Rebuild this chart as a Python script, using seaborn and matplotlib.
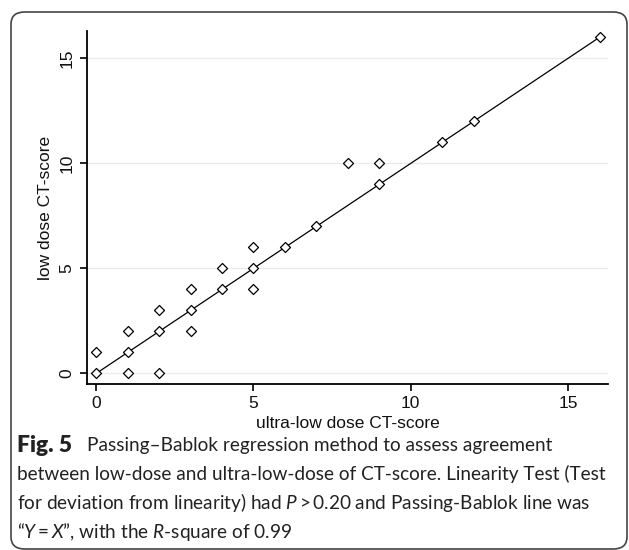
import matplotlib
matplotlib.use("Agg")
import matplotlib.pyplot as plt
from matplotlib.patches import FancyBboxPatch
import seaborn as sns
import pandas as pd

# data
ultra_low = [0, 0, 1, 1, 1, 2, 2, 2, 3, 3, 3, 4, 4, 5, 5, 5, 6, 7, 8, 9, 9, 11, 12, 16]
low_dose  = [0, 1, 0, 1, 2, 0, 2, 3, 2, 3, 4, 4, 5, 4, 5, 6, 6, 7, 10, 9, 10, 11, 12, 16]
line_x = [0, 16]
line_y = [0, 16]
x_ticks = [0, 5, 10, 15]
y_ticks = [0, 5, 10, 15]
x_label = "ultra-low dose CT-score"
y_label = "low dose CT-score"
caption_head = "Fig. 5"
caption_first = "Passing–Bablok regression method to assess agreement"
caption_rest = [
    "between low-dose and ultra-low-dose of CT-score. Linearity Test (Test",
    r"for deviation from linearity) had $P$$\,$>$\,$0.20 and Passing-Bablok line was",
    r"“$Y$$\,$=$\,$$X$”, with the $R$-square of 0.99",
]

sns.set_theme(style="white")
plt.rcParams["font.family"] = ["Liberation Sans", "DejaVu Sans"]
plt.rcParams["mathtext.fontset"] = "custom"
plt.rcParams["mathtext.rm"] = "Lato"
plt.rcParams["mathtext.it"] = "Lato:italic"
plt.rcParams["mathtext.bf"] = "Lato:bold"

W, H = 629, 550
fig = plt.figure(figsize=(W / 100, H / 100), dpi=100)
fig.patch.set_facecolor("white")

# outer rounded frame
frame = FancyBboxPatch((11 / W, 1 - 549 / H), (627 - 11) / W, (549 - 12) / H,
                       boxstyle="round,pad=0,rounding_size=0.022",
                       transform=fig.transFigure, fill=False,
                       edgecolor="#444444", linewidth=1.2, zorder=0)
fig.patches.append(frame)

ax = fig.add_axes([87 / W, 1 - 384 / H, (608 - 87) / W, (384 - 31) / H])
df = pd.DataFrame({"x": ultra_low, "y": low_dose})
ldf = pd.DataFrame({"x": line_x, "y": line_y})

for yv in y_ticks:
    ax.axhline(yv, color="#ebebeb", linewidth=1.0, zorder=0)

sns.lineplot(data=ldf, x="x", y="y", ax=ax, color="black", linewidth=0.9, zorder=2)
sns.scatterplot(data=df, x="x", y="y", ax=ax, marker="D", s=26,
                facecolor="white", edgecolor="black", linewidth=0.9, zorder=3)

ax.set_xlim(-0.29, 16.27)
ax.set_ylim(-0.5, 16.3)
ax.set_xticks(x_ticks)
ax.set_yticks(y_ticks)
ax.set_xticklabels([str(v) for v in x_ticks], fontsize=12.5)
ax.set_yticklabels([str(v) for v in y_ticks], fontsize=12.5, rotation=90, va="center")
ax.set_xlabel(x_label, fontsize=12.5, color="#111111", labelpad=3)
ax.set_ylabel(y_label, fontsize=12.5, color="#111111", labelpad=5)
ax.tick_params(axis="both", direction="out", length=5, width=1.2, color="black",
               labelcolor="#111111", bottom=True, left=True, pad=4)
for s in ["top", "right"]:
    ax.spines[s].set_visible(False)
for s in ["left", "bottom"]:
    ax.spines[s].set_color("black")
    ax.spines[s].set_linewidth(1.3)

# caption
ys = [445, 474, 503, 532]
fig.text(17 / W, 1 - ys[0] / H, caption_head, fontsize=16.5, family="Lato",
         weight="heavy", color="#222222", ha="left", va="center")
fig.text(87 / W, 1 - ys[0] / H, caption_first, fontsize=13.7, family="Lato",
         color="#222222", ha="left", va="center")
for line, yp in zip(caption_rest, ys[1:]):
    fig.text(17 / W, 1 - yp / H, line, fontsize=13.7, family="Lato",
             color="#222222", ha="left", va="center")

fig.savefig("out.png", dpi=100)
——
Job »
Your answer should be only the number of lines that hold the word "matplotlib".

Full output »
5